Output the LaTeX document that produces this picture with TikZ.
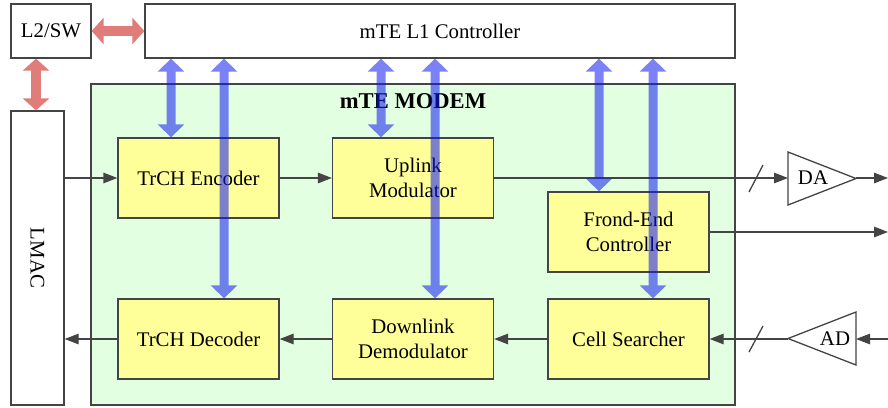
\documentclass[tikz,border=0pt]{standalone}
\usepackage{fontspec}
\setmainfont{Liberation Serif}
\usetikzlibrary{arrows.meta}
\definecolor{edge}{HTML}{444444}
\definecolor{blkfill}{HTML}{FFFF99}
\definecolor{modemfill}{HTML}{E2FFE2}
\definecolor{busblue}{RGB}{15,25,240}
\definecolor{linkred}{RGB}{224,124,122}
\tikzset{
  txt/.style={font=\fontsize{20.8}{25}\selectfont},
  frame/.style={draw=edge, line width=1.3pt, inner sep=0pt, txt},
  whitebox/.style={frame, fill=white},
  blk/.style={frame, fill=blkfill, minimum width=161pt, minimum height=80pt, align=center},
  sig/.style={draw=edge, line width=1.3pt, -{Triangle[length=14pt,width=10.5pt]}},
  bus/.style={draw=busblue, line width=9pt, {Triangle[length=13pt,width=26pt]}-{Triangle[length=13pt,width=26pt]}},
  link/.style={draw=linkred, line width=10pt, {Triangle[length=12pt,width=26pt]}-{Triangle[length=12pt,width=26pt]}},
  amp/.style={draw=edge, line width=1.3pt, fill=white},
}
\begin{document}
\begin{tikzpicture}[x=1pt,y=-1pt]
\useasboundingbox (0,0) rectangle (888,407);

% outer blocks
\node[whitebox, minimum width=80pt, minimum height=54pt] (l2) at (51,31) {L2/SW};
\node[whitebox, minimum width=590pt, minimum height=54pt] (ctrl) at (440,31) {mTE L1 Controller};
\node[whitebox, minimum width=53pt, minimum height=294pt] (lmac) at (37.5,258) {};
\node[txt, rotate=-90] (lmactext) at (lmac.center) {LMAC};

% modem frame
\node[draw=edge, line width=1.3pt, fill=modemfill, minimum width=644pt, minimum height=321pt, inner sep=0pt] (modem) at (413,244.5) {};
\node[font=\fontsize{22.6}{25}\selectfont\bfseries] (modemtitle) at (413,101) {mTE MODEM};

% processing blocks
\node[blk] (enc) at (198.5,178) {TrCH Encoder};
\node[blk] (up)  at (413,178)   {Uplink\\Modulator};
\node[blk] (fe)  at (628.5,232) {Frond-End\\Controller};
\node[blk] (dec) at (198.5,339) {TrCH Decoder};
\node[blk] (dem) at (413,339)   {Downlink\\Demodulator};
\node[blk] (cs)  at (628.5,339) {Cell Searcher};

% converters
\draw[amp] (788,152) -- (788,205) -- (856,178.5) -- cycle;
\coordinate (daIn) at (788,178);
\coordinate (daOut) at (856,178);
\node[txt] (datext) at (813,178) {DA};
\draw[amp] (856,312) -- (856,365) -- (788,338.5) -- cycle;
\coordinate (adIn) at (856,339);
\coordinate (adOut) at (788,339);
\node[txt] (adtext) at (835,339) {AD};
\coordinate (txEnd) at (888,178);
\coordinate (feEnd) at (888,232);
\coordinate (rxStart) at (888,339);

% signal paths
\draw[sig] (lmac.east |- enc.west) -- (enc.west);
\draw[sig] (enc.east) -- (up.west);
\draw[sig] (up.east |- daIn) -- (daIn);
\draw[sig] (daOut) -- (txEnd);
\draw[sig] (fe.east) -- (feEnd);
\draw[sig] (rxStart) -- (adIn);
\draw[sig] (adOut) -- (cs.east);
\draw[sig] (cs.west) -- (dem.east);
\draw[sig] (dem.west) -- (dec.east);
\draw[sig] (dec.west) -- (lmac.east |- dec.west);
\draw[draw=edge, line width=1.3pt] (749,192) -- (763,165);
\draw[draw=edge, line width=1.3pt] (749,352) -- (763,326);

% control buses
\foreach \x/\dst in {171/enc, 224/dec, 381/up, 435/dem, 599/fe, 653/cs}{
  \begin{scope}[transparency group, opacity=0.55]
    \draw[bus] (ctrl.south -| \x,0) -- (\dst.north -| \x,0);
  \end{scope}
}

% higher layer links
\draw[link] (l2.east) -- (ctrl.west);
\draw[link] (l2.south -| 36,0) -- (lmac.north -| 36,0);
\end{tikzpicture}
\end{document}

§ Given problem
From the listing, extract all text exactly as given and drop any picture.

§ Result of this exercise
Output the LaTeX document that produces this picture with TikZ.
\documentclass[tikz,border=0pt]{standalone}
\usepackage{fontspec}
\setmainfont{Liberation Serif}
\usetikzlibrary{arrows.meta}
\definecolor{edge}{HTML}{444444}
\definecolor{blkfill}{HTML}{FFFF99}
\definecolor{modemfill}{HTML}{E2FFE2}
\definecolor{busblue}{RGB}{15,25,240}
\definecolor{linkred}{RGB}{224,124,122}
\tikzset{
  txt/.style={font=\fontsize{20.8}{25}\selectfont},
  frame/.style={draw=edge, line width=1.3pt, inner sep=0pt, txt},
  whitebox/.style={frame, fill=white},
  blk/.style={frame, fill=blkfill, minimum width=161pt, minimum height=80pt, align=center},
  sig/.style={draw=edge, line width=1.3pt, -{Triangle[length=14pt,width=10.5pt]}},
  bus/.style={draw=busblue, line width=9pt, {Triangle[length=13pt,width=26pt]}-{Triangle[length=13pt,width=26pt]}},
  link/.style={draw=linkred, line width=10pt, {Triangle[length=12pt,width=26pt]}-{Triangle[length=12pt,width=26pt]}},
  amp/.style={draw=edge, line width=1.3pt, fill=white},
}
\begin{document}
\begin{tikzpicture}[x=1pt,y=-1pt]
\useasboundingbox (0,0) rectangle (888,407);

% outer blocks
\node[whitebox, minimum width=80pt, minimum height=54pt] (l2) at (51,31) {L2/SW};
\node[whitebox, minimum width=590pt, minimum height=54pt] (ctrl) at (440,31) {mTE L1 Controller};
\node[whitebox, minimum width=53pt, minimum height=294pt] (lmac) at (37.5,258) {};
\node[txt, rotate=-90] (lmactext) at (lmac.center) {LMAC};

% modem frame
\node[draw=edge, line width=1.3pt, fill=modemfill, minimum width=644pt, minimum height=321pt, inner sep=0pt] (modem) at (413,244.5) {};
\node[font=\fontsize{22.6}{25}\selectfont\bfseries] (modemtitle) at (413,101) {mTE MODEM};

% processing blocks
\node[blk] (enc) at (198.5,178) {TrCH Encoder};
\node[blk] (up)  at (413,178)   {Uplink\\Modulator};
\node[blk] (fe)  at (628.5,232) {Frond-End\\Controller};
\node[blk] (dec) at (198.5,339) {TrCH Decoder};
\node[blk] (dem) at (413,339)   {Downlink\\Demodulator};
\node[blk] (cs)  at (628.5,339) {Cell Searcher};

% converters
\draw[amp] (788,152) -- (788,205) -- (856,178.5) -- cycle;
\coordinate (daIn) at (788,178);
\coordinate (daOut) at (856,178);
\node[txt] (datext) at (813,178) {DA};
\draw[amp] (856,312) -- (856,365) -- (788,338.5) -- cycle;
\coordinate (adIn) at (856,339);
\coordinate (adOut) at (788,339);
\node[txt] (adtext) at (835,339) {AD};
\coordinate (txEnd) at (888,178);
\coordinate (feEnd) at (888,232);
\coordinate (rxStart) at (888,339);

% signal paths
\draw[sig] (lmac.east |- enc.west) -- (enc.west);
\draw[sig] (enc.east) -- (up.west);
\draw[sig] (up.east |- daIn) -- (daIn);
\draw[sig] (daOut) -- (txEnd);
\draw[sig] (fe.east) -- (feEnd);
\draw[sig] (rxStart) -- (adIn);
\draw[sig] (adOut) -- (cs.east);
\draw[sig] (cs.west) -- (dem.east);
\draw[sig] (dem.west) -- (dec.east);
\draw[sig] (dec.west) -- (lmac.east |- dec.west);
\draw[draw=edge, line width=1.3pt] (749,192) -- (763,165);
\draw[draw=edge, line width=1.3pt] (749,352) -- (763,326);

% control buses
\foreach \x/\dst in {171/enc, 224/dec, 381/up, 435/dem, 599/fe, 653/cs}{
  \begin{scope}[transparency group, opacity=0.55]
    \draw[bus] (ctrl.south -| \x,0) -- (\dst.north -| \x,0);
  \end{scope}
}

% higher layer links
\draw[link] (l2.east) -- (ctrl.west);
\draw[link] (l2.south -| 36,0) -- (lmac.north -| 36,0);
\end{tikzpicture}
\end{document}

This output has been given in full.